• _Data entries_:
· · ·

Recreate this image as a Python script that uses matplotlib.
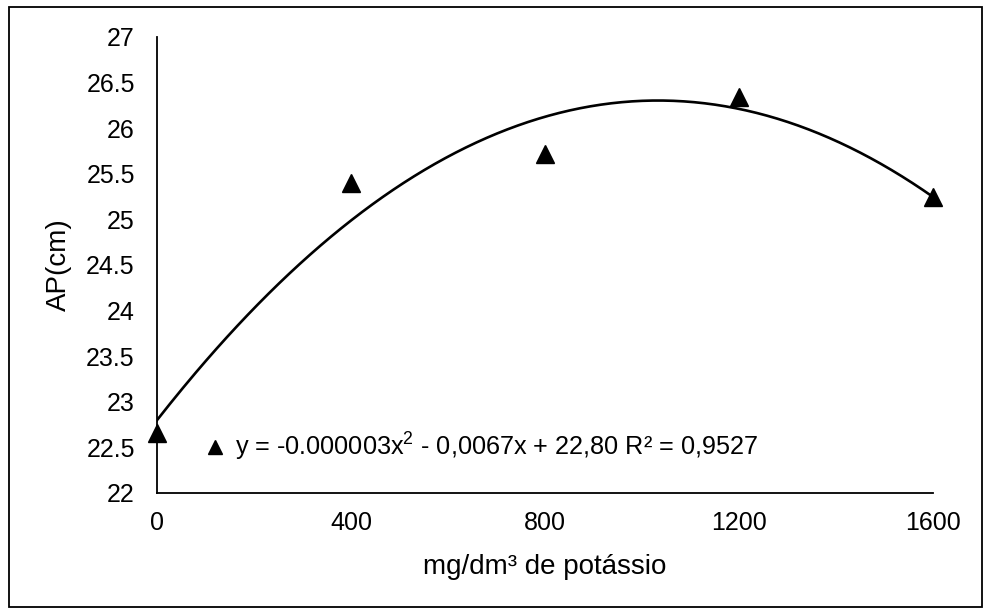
import numpy as np
import matplotlib
matplotlib.use("Agg")
import matplotlib.pyplot as plt
from matplotlib.patches import Rectangle

plt.rcParams['font.family'] = ['Liberation Sans', 'DejaVu Sans']
plt.rcParams['mathtext.fontset'] = 'custom'
plt.rcParams['mathtext.rm'] = 'Liberation Sans'
plt.rcParams['mathtext.it'] = 'Liberation Sans'

# data
doses = [0, 400, 800, 1200, 1600]
ap_cm = [22.66, 25.40, 25.72, 26.34, 25.25]
x_ticks = [0, 400, 800, 1200, 1600]
y_ticks = [22, 22.5, 23, 23.5, 24, 24.5, 25, 25.5, 26, 26.5, 27]
y_tick_labels = ['22', '22.5', '23', '23.5', '24', '24.5', '25', '25.5', '26', '26.5', '27']
equation = r"y = -0.000003x$^{2}$ - 0,0067x + 22,80 R² = 0,9527"
x_label = "mg/dm³ de potássio"
y_label = "AP(cm)"

fig = plt.figure(figsize=(9.84, 6.08), dpi=100)
fig.patches.append(Rectangle((9/984, 0.001), 1 - 9/984 - 0.002, 1 - 7/608 - 0.001,
                             transform=fig.transFigure, fill=False,
                             edgecolor='black', linewidth=1.3))
ax = fig.add_axes([157/984, 1 - 493/608, (933 - 157)/984, (493 - 37)/608])

# quadratic trend line fitted to the data
coef = np.polyfit(doses, ap_cm, 2)
xs = np.linspace(min(doses), max(doses), 300)
ax.plot(xs, np.polyval(coef, xs), color='black', linewidth=1.9, zorder=2)
ax.plot(doses, ap_cm, linestyle='none', marker='^', markersize=13.5,
        color='black', label=equation, zorder=3, clip_on=False)

ax.set_xlim(0, 1600)
ax.set_ylim(22, 27)
ax.set_xticks(x_ticks)
ax.set_yticks(y_ticks)
ax.set_yticklabels(y_tick_labels)
ax.tick_params(axis='both', length=0, labelsize=18)
ax.tick_params(axis='y', pad=16)
ax.tick_params(axis='x', pad=13)
for s in ['top', 'right']:
    ax.spines[s].set_visible(False)
for s in ['left', 'bottom']:
    ax.spines[s].set_linewidth(1.3)

ax.set_xlabel(x_label, fontsize=20, labelpad=14)
ax.set_ylabel(y_label, fontsize=20, labelpad=10)

leg = ax.legend(loc='center left', bbox_to_anchor=(0.065, 0.1), frameon=False,
                fontsize=18.2, handlelength=0.6, handletextpad=0.5, markerscale=0.78,
                borderpad=0, borderaxespad=0)

fig.savefig("out.png", dpi=100)
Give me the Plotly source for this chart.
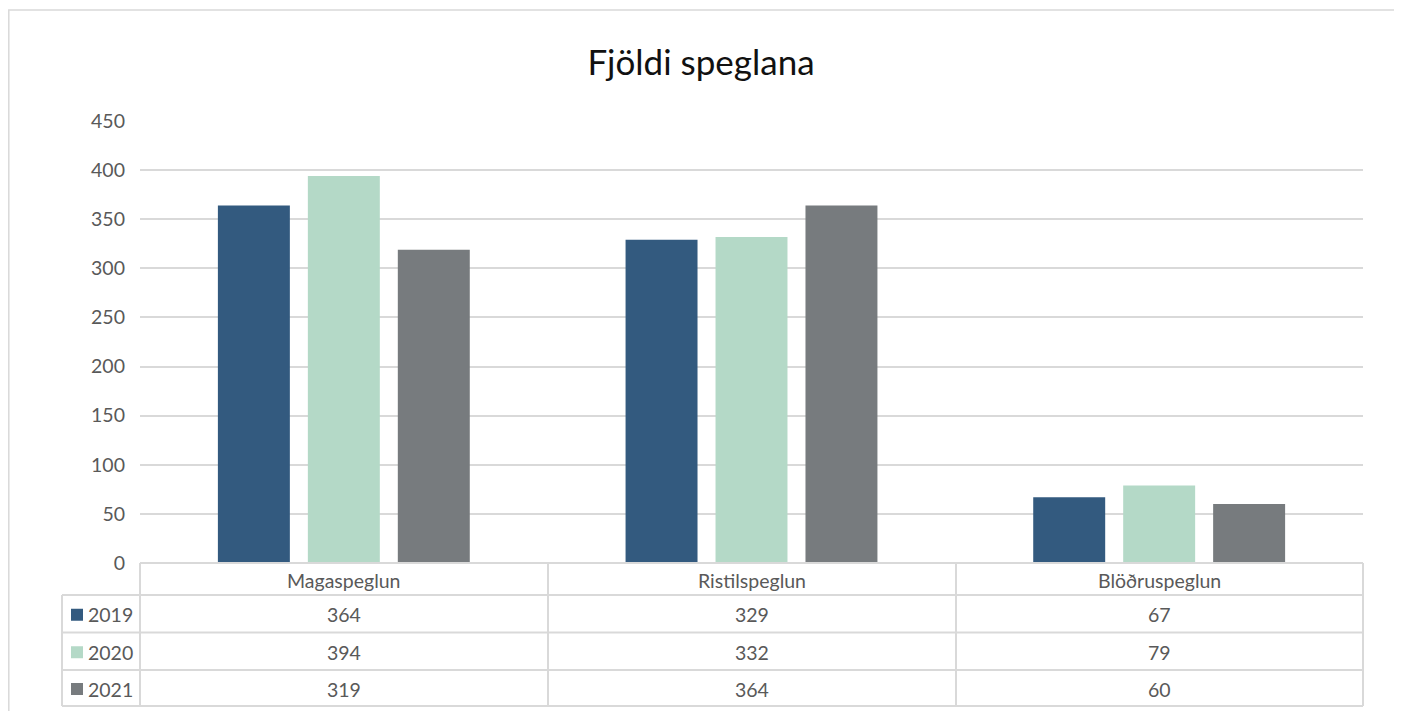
import plotly.graph_objects as go

categories = ["Magaspeglun", "Ristilspeglun", "Blöðruspeglun"]
years = ["2019", "2020", "2021"]
values = {
    "2019": [364, 329, 67],
    "2020": [394, 332, 79],
    "2021": [319, 364, 60],
}
colors = {"2019": "#335a7f", "2020": "#b4d9c7", "2021": "#777b7e"}
y_ticks = [0, 50, 100, 150, 200, 250, 300, 350, 400, 450]
title = "Fjöldi speglana"

# page has an 8px body margin; work in page pixels and convert
OFF = 8
W, H = 1402 - OFF, 711 - OFF
L, R, T, B = 140, 1363, 121, 563  # page px of the plot area
FONT = "Lato"
TXT = "#595959"
GRID = "#d9d9d9"
FS = 19.5

def px(x):
    return (x - L) / (R - L)

def py(y):
    return (B - y) / (B - T)

fig = go.Figure()
for yr in years:
    fig.add_trace(go.Bar(
        x=categories, y=values[yr], name=yr,
        marker=dict(color=colors[yr], line=dict(width=0)),
    ))

fig.update_layout(
    width=W, height=H,
    margin=dict(l=L - OFF, r=1402 - R, t=T - OFF, b=711 - B),
    paper_bgcolor="white", plot_bgcolor="white",
    barmode="group", bargap=0.338, bargroupgap=0.2,
    showlegend=False,
    font=dict(family=FONT, color=TXT, size=FS),
    title=dict(text=title, x=(701 - OFF) / W, xref="container", xanchor="center",
               y=1 - (63 - OFF) / H, yref="container", yanchor="middle",
               font=dict(family=FONT, size=35, color="#111111")),
)
fig.update_xaxes(showticklabels=False, showgrid=False, zeroline=False, showline=False,
                 range=[-0.5, 2.5])
fig.update_yaxes(range=[0, 450], tickvals=y_ticks, showgrid=True, gridcolor=GRID, gridwidth=1.5,
                 zeroline=False, showline=False, ticks="", ticklabelstandoff=14,
                 tickfont=dict(size=FS, color=TXT, family=FONT))

shapes = []
line = dict(color=GRID, width=2)
# outer border
shapes.append(dict(type="rect", xref="paper", yref="paper", x0=px(OFF + 0.8), x1=px(1398), y0=py(725), y1=py(10),
                   line=dict(color=GRID, width=1.5), fillcolor="rgba(0,0,0,0)", layer="below"))
# table rows
row_edges = [563, 595, 632.5, 670, 706]
col_edges = [140, 548, 956, 1363]
for i, ye in enumerate(row_edges):
    x0 = 140 if i == 0 else 62
    shapes.append(dict(type="line", xref="paper", yref="paper", x0=px(x0), x1=px(1363), y0=py(ye), y1=py(ye), line=line))
for xe in col_edges:
    shapes.append(dict(type="line", xref="paper", yref="paper", x0=px(xe), x1=px(xe), y0=py(563), y1=py(706), line=line))
shapes.append(dict(type="line", xref="paper", yref="paper", x0=px(62), x1=px(62), y0=py(595), y1=py(706), line=line))

annotations = []
# header
for c in categories:
    annotations.append(dict(x=c, xref="x", y=py(580), yref="paper", text=c, showarrow=False,
                            xanchor="center", yanchor="middle", font=dict(size=FS, color=TXT, family=FONT)))
for r, yr in enumerate(years):
    top, bot = row_edges[r + 1], row_edges[r + 2]
    ym = (top + bot) / 2 + 1
    yc = py(ym)
    for c, v in zip(categories, values[yr]):
        annotations.append(dict(x=c, xref="x", y=yc, yref="paper", text=str(v), showarrow=False,
                                xanchor="center", yanchor="middle", font=dict(size=FS, color=TXT, family=FONT)))
    annotations.append(dict(x=px(86), xref="paper", y=yc, yref="paper", text=yr, showarrow=False,
                            xanchor="left", yanchor="middle", font=dict(size=FS, color=TXT, family=FONT)))
    shapes.append(dict(type="rect", xref="paper", yref="paper", x0=px(71), x1=px(83), y0=py(ym + 6), y1=py(ym - 6),
                       fillcolor=colors[yr], line=dict(width=0)))

fig.update_layout(shapes=shapes, annotations=annotations)
fig.write_html("out.html")
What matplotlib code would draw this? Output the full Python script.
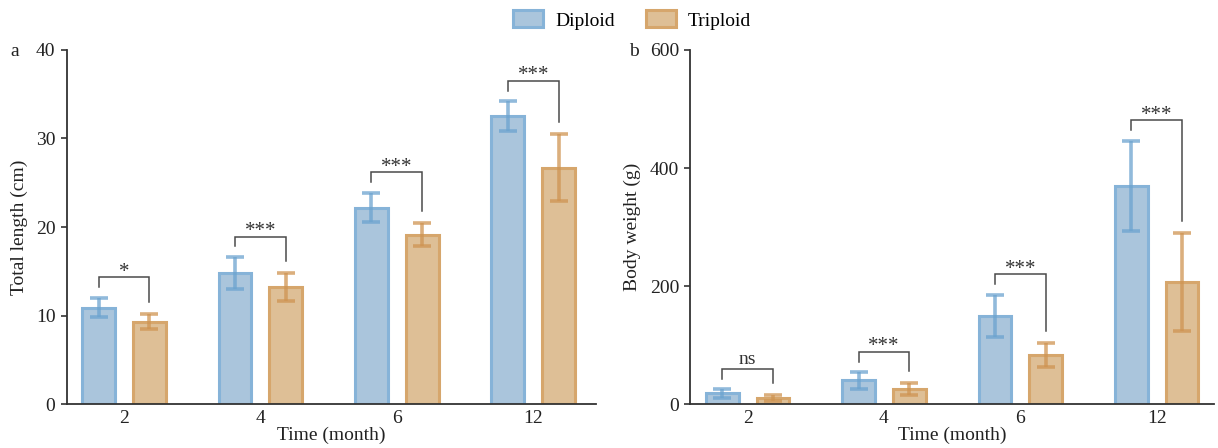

· · ·

• _What you should do_: Leave the pictures out and reproduce exactly the lines from the top of the listing above through the line with "plt.rcParams['mathtext.it'] = 'Liberation".

• _Task output_:
Recreate this image as a Python script that uses matplotlib.
import numpy as np
import matplotlib
matplotlib.use("Agg")
import matplotlib.pyplot as plt
from matplotlib.patches import Rectangle

plt.rcParams['font.family'] = ['Liberation Sans', 'DejaVu Sans']
plt.rcParams['mathtext.fontset'] = 'custom'
plt.rcParams['mathtext.rm'] = 'Liberation Sans'
plt.rcParams['mathtext.it'] = 'Liberation Sans'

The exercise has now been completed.